Berikutnya lagi, Ia juga baru tahu bahwa pesawat terbang tidak cukup untuk isi oli dan isi bahan bakar kemudian terbang. Pesawat terbang ternyata punya standar siklus perawatan yang rada rumit berkenaan dengan mesin dan peralatan navigasi serta kerangka pesawat beserta sistem air conditioning di cabin dan lain-lainnya.
Pesawat terbang ternyata memerlukan pilot yang setiap 6 bulan harus dicek ulang keterampilannya dan juga dicek ulang kondisi kesehatannya. Sang Pilot ternyata juga harus melaksanakan “refreshing training” bila pada kurun waktu tertentu tidak terbang alias nganggur.
Pilot ternyata harus mempersiapkan terlebih dahulu pesawat terbang yang akan digunakan untuk terbang, bersama dengan petugas teknik yang bertanggung jawab terhadap kesiapan pesawat untuk terbang. Pendeknya “sangat ribet”, jauh di luar perkiraannya yang mengira bahwa punya pesawat terbang sendiri menjadi lebih mudah.
Akhirnya sampai kepada kesimpulan bahwa jauh lebih “simple” bepergian dengan maskapai penerbangan saja. Maka dijuallah pesawat terbang jet mewah pribadi yang ternyata hanya membuat pusing belaka.
Menjual pesawat terbang ternyata juga baru diketahui bahwa tidak mudah, maka jadilah saat yang paling berbahagia adalah pada saat sang pesawat terbang “laku-terjual kembali”.
Itu semua sekadar gambaran bahwa ternyata dalam abad teknologi ini, semua keputusan yang diambil harus berkolerasi erat dan berlandas kepada knowledge. Pengambilan keputusan tanpa memiliki cukup pengetahuan yang melatarbelakanginya, dipastikan akan menghasilkan sebuah kondisi yang “chaotic” alias amburadul.
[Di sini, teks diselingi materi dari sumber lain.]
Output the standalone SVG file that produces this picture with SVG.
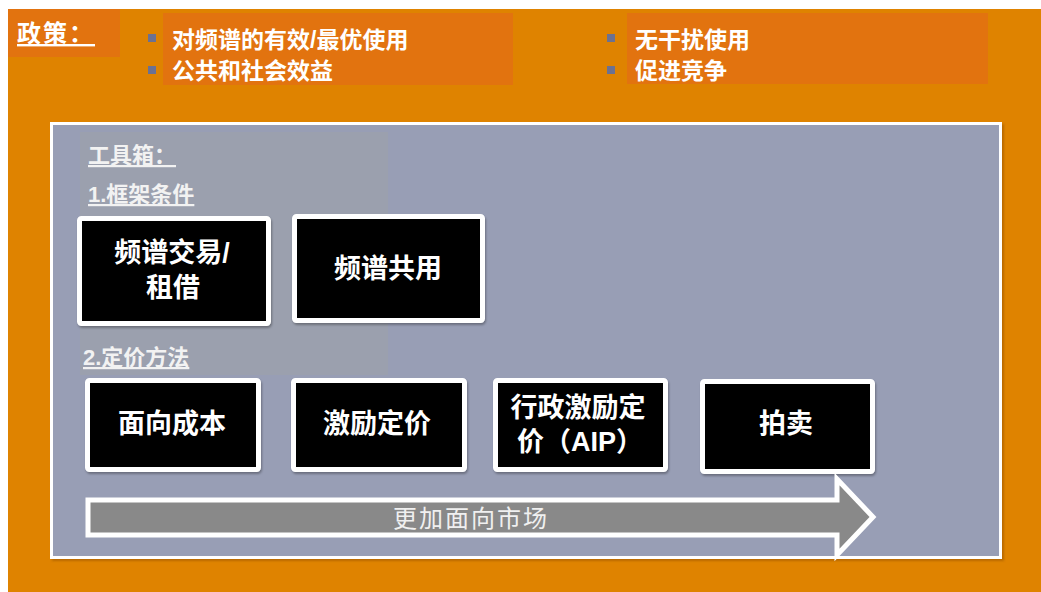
<svg xmlns="http://www.w3.org/2000/svg" width="1041" height="592" viewBox="0 0 1041 592">
  <defs>
    <filter id="sh" x="-10%" y="-10%" width="130%" height="130%">
      <feDropShadow dx="1" dy="2" stdDeviation="1.2" flood-color="#000" flood-opacity="0.3"/>
    </filter>
    <filter id="psh" x="-5%" y="-5%" width="110%" height="110%">
      <feDropShadow dx="2" dy="2" stdDeviation="1" flood-color="#8a4a00" flood-opacity="0.45"/>
    </filter>
  </defs>
  <style>
    .cjk { font-family: "Liberation Sans", "Noto Sans CJK SC", sans-serif; }
    .top { font-size: 23px; font-weight: bold; fill: #ffffff; }
    .hl { fill: #E2730F; }
    .bullet { fill: #6B7192; }
    .sec { font-size: 22px; font-weight: bold; fill: #F2F2F2; text-decoration: underline; }
    .box { fill: #000000; stroke: #ffffff; stroke-width: 5; }
    .boxtxt { font-size: 27px; font-weight: bold; fill: #ffffff; text-anchor: middle; }
    .arrow { fill: #898989; stroke: #ffffff; stroke-width: 5; stroke-linejoin: miter; }
    .arrowtxt { font-size: 24px; fill: #F0F0F0; text-anchor: middle; letter-spacing: 2px; }
  </style>

  <rect x="0" y="0" width="1041" height="592" fill="#ffffff"/>
  <rect x="8" y="9" width="1033" height="583" fill="#DF8300"/>

  <g id="policy">
    <rect class="hl" x="8" y="9" width="112" height="48"/>
    <text class="cjk top" x="17" y="42" style="font-size:24px; letter-spacing:2px; text-decoration: underline;">政策：</text>
  </g>

  <g id="policy-goals-1">
    <rect class="hl" x="163" y="13" width="350" height="72"/>
    <rect class="bullet" x="148" y="34" width="8" height="8"/>
    <rect class="bullet" x="148" y="66" width="8" height="8"/>
    <text class="cjk top" x="172" y="48">对频谱的有效/最优使用</text>
    <text class="cjk top" x="172" y="79">公共和社会效益</text>
  </g>

  <g id="policy-goals-2">
    <rect class="hl" x="627" y="13" width="361" height="71"/>
    <rect class="bullet" x="607" y="34" width="8" height="8"/>
    <rect class="bullet" x="607" y="66" width="8" height="8"/>
    <text class="cjk top" x="635" y="48">无干扰使用</text>
    <text class="cjk top" x="635" y="79">促进竞争</text>
  </g>

  <g id="toolbox">
    <rect x="51.5" y="123.5" width="949" height="434" fill="#989EB5" stroke="#ffffff" stroke-width="3" filter="url(#psh)"/>
    <rect x="80" y="132" width="308" height="243" fill="#9BA0AE"/>
    <text class="cjk sec" x="88" y="163">工具箱：</text>
    <text class="cjk sec" x="88" y="202">1.框架条件</text>
    <text class="cjk sec" x="83" y="365">2.定价方法</text>
  </g>

  <g id="spectrum-trading">
    <rect class="box" x="79.5" y="218.5" width="189" height="105" rx="2" filter="url(#sh)"/>
    <text class="cjk boxtxt" x="172" y="262">频谱交易/</text>
    <text class="cjk boxtxt" x="173" y="297">租借</text>
  </g>

  <g id="spectrum-sharing">
    <rect class="box" x="294.5" y="216.5" width="188" height="104" rx="2" filter="url(#sh)"/>
    <text class="cjk boxtxt" x="388" y="278">频谱共用</text>
  </g>

  <g id="cost-based">
    <rect class="box" x="87.5" y="380.5" width="171" height="89" rx="2" filter="url(#sh)"/>
    <text class="cjk boxtxt" x="172" y="433">面向成本</text>
  </g>

  <g id="incentive-pricing">
    <rect class="box" x="293.5" y="380.5" width="171" height="89" rx="2" filter="url(#sh)"/>
    <text class="cjk boxtxt" x="377" y="433">激励定价</text>
  </g>

  <g id="aip">
    <rect class="box" x="495.5" y="380.5" width="170" height="89" rx="2" filter="url(#sh)"/>
    <text class="cjk boxtxt" x="578" y="417">行政激励定</text>
    <text class="cjk boxtxt" x="580" y="451">价（AIP）</text>
  </g>

  <g id="auction">
    <rect class="box" x="702.5" y="381.5" width="170" height="90" rx="2" filter="url(#sh)"/>
    <text class="cjk boxtxt" x="786" y="433">拍卖</text>
  </g>

  <g id="connectors">
    <polygon class="arrow" points="88,500 837,500 837,479 873,517 837,555 837,535 88,535"/>
    <text class="cjk arrowtxt" x="471" y="527">更加面向市场</text>
  </g>
</svg>
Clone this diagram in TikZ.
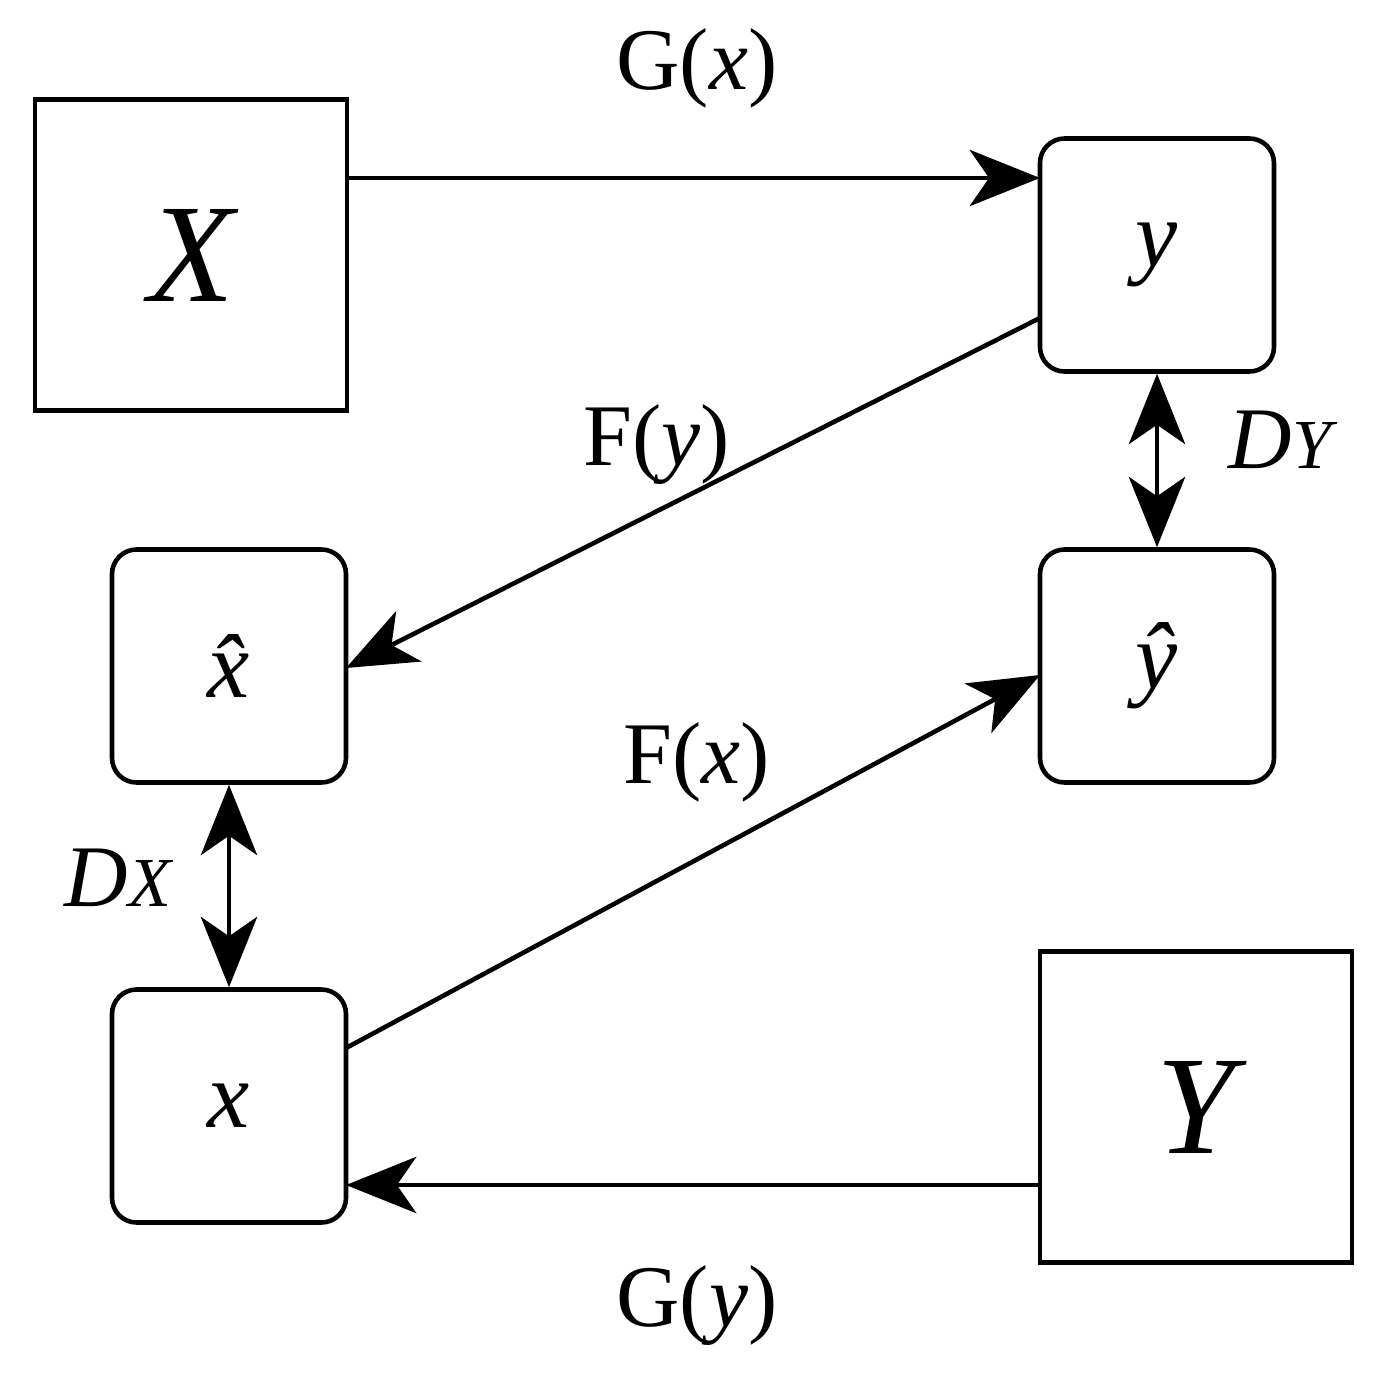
\documentclass[tikz,border=0pt]{standalone}
\usepackage{fontspec}
\setmainfont{Liberation Serif}
\usetikzlibrary{arrows.meta}
\begin{document}
\begin{tikzpicture}[x=0.02cm,y=-0.02cm,
  box/.style={draw,line width=2.6pt,minimum width=312*0.02cm,minimum height=311*0.02cm,inner sep=0},
  rbox/.style={draw,line width=2.6pt,rounded corners=14pt,minimum width=234*0.02cm,minimum height=233*0.02cm,inner sep=0,font=\fontsize{54}{60}\selectfont\itshape},
  lab/.style={font=\fontsize{50}{60}\selectfont,inner sep=0},
  arr/.style={line width=2.6pt,-{Stealth[length=40pt,width=32pt,inset=11pt]}},
  darr/.style={line width=2.6pt,{Stealth[length=40pt,width=32pt,inset=11pt]}-{Stealth[length=40pt,width=32pt,inset=11pt]}}]
\useasboundingbox (0,0) rectangle (1378,1395);
\node[box,font=\fontsize{80}{90}\selectfont\itshape] (X) at (191,255) {X};
\node[box,font=\fontsize{80}{90}\selectfont\itshape] (Y) at (1196,1107) {Y};
\node[rbox] (y) at (1157,255) {y};
\node[rbox] (yh) at (1157,666) {\^y};
\node[rbox] (xh) at (229,666) {\^x};
\node[rbox] (x) at (229,1106) {x};
\coordinate (a1) at (347,178); \coordinate (a2) at (1040,178);
\draw[arr] (a1) -- (a2);
\coordinate (b1) at (1040,318); \coordinate (b2) at (346,668);
\draw[arr] (b1) -- (b2);
\coordinate (c1) at (346,1048); \coordinate (c2) at (1040,675);
\draw[arr] (c1) -- (c2);
\coordinate (d1) at (1040,1185); \coordinate (d2) at (346,1185);
\draw[arr] (d1) -- (d2);
\draw[darr] (y.south) -- (yh.north);
\draw[darr] (xh.south) -- (x.north);
\node[lab] (l1) at (697,68) {G(\textit{x})};
\node[lab] (l2) at (657,445) {F(\textit{y})};
\node[lab] (l3) at (697,762) {F(\textit{x})};
\node[lab] (l4) at (697,1305) {G(\textit{y})};
\node[lab,font=\fontsize{50}{60}\selectfont\itshape] (l5) at (1280,440) {D{\fontsize{40}{40}\selectfont Y}};
\node[lab,font=\fontsize{50}{60}\selectfont\itshape] (l6) at (118,878) {D{\fontsize{40}{40}\selectfont X}};
\end{tikzpicture}
\end{document}
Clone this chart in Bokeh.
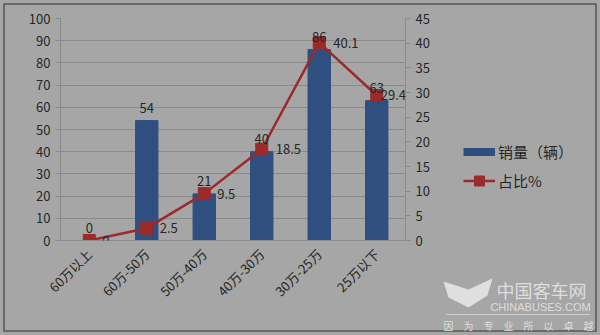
import math
from bokeh.plotting import figure
from bokeh.layouts import row, column
from bokeh.models import (Range1d, LinearAxis, ColumnDataSource, Legend, LegendItem,
                          LabelSet, FixedTicker)
from bokeh.embed import file_html
from bokeh.resources import INLINE
from bokeh.core.properties import value

categories = ["60万以上", "60万-50万", "50万-40万", "40万-30万", "30万-25万", "25万以下"]
sales = [0, 54, 21, 40, 86, 63]
share = [0, 2.5, 9.5, 18.5, 40.1, 29.4]
sales_labels = ["0", "54", "21", "40", "86", "63"]
share_labels = ["0", "2.5", "9.5", "18.5", "40.1", "29.4"]
left_ticks = [0, 10, 20, 30, 40, 50, 60, 70, 80, 90, 100]
right_ticks = [0, 5, 10, 15, 20, 25, 30, 35, 40, 45]
legend_labels = ["销量（辆）", "占比%"]
wm_title = ["中国客车网"]
wm_site = ["CHINABUSES.COM"]
wm_slogan = ["因　为　专　业　所　以　卓　越"]

FONT = "Noto Sans CJK SC"
BG = "#a6a6a6"
BAR = "#2f4f80"
LINE = "#9c2a2a"
TXT = "#262626"
GRID = "#8a8a8a"
WM = "#dedede"

# label offsets (the last one is tucked in so it stays inside the plot area)
share_offsets = [13, 13, 13, 14, 14, 4]

src = ColumnDataSource(dict(cat=categories, sales=sales, share=share,
                            sales_txt=sales_labels, share_txt=share_labels,
                            share_dx=share_offsets))

# ---------------- main chart ----------------
p = figure(width=440, height=335, x_range=categories, y_range=Range1d(0, 100),
           output_backend="svg", toolbar_location=None,
           min_border_left=60, min_border_right=35, min_border_top=18, min_border_bottom=95)
p.background_fill_alpha = 0
p.border_fill_alpha = 0
p.outline_line_color = None
p.extra_y_ranges = {"pct": Range1d(0, 45)}

p.xgrid.grid_line_color = None
p.ygrid.grid_line_color = GRID
p.ygrid.grid_line_width = 1
p.yaxis.ticker = FixedTicker(ticks=left_ticks)

ya = p.yaxis[0]
ya.axis_line_color = GRID
ya.major_tick_line_color = GRID
ya.major_tick_out = 5
ya.major_tick_in = 0
ya.minor_tick_line_color = None
ya.major_label_text_font = FONT
ya.major_label_text_font_size = "13px"
ya.major_label_text_color = TXT

ra = LinearAxis(y_range_name="pct", ticker=FixedTicker(ticks=right_ticks))
ra.axis_line_color = GRID
ra.major_tick_line_color = GRID
ra.major_tick_out = 5
ra.major_tick_in = 0
ra.minor_tick_line_color = None
ra.major_label_text_font = FONT
ra.major_label_text_font_size = "13px"
ra.major_label_text_color = TXT
p.add_layout(ra, "right")

xa = p.xaxis[0]
xa.axis_line_color = GRID
xa.major_tick_line_color = None
xa.major_label_orientation = math.pi / 4
xa.major_label_text_font = FONT
xa.major_label_text_font_size = "13px"
xa.major_label_text_color = TXT

p.vbar(x="cat", top="sales", width=0.39, source=src, fill_color=BAR, line_color=BAR)
p.add_layout(LabelSet(x="cat", y="sales", text="sales_txt", source=src, text_align="center",
                      text_baseline="bottom", y_offset=8, text_font=value(FONT),
                      text_font_size="13px", text_color=TXT))

p.line(x="cat", y="share", source=src, y_range_name="pct", line_color=LINE, line_width=2.5)
p.scatter(x="cat", y="share", source=src, y_range_name="pct", marker="square",
          size=12, fill_color=LINE, line_color=LINE)
p.add_layout(LabelSet(x="cat", y="share", text="share_txt", source=src, y_range_name="pct",
                      text_align="left", text_baseline="middle", x_offset="share_dx",
                      text_font=value(FONT), text_font_size="13px", text_color=TXT))

# ---------------- legend + watermark panel ----------------
p2 = figure(width=160, height=335, x_range=Range1d(440, 600), y_range=Range1d(335, 0),
            output_backend="svg", toolbar_location=None, min_border=0,
            x_axis_location=None, y_axis_location=None)
p2.background_fill_alpha = 0
p2.border_fill_alpha = 0
p2.outline_line_color = None
p2.grid.grid_line_color = None

bar_proxy = p2.line(x=[-10, -5], y=[-10, -10], line_color=BAR, line_width=8, line_cap="butt")
line_proxy = p2.line(x=[-10, -5], y=[-10, -10], line_color=LINE, line_width=2.5)
mark_proxy = p2.scatter(x=[-10], y=[-10], marker="square", fill_color=LINE, line_color=LINE)

legend = Legend(items=[LegendItem(label=legend_labels[0], renderers=[bar_proxy]),
                       LegendItem(label=legend_labels[1], renderers=[line_proxy, mark_proxy])],
                location=(23, 142), orientation="vertical")
legend.background_fill_alpha = 0
legend.border_line_color = None
legend.label_text_font = FONT
legend.label_text_font_size = "15px"
legend.label_text_color = TXT
legend.glyph_width = 32
legend.glyph_height = 25
legend.label_height = 25
legend.spacing = 4
legend.padding = 5
legend.label_standoff = 3
legend.margin = 0
p2.add_layout(legend, "center")

p2.patch(x=[443, 468, 492, 487, 468, 448], y=[281, 289, 278, 295, 307, 297],
         fill_color="#e6e6e6", line_color=None, fill_alpha=0.9)
p2.text(x=[541], y=[289], text=wm_title, text_align="center", text_baseline="middle",
        text_font=value(FONT), text_font_size="18px", text_color=WM)
p2.text(x=[540], y=[306], text=wm_site, text_align="center", text_baseline="middle",
        text_font=value("Liberation Sans"), text_font_size="11px", text_color=WM)
p2.line(x=[446, 590], y=[314, 314], line_color=WM, line_width=1, line_alpha=0.7)
p2.text(x=[518], y=[325], text=wm_slogan, text_align="center", text_baseline="middle",
        text_font=value(FONT), text_font_size="10px", text_color=WM)

layout = row(p, column(p2), spacing=0,
             styles={"background-color": BG,
                     "box-shadow": "inset 0 0 0 3px #a6a6a6, inset 0 0 0 5px #6a6a6a"})

open("out.html", "w").write(file_html(layout, INLINE))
Contoh ekstrim dari hal ini adalah peran CEO dari pabrik pesawat terbang dan atau CEO dari maskapai penerbangan serta juga pemegang otoritas penerbangan. Penerbangan adalah refleksi dari ujud kemajuan teknologi yang membutuhkan pengetahuan mendalam untuk dapat sukses dalam mengelolanya.
Mereka yang sukses adalah mereka yang pasti memiliki “aviation background knowledge” yang cukup, atau mereka yang memiliki tim solid dalam jajaran manajemennya yang menguasai dengan baik pengetahuan tentang penerbangan. Sejarah mencatat tentang banyak hal tentang itu semua.
Jadi sekali lagi, mengapa beli mobil harus membawa surat pernyataan punya garasi di rumah, itu adalah “pelajaran mahal” dari sebuah perjalanan panjang pengelolaan yang kurang ditopang oleh latar belakang pengetahuan yang cukup. Kita semua harus mau peduli terhadap fenomena ini.
Seorang Novelis kenamaan bernama William Thomas Gaddis mengatakan bahwa: “Kebodohan adalah hasil dari sebuah pengembangan yang tidak disengaja dari sebuah ketidakpedulian.”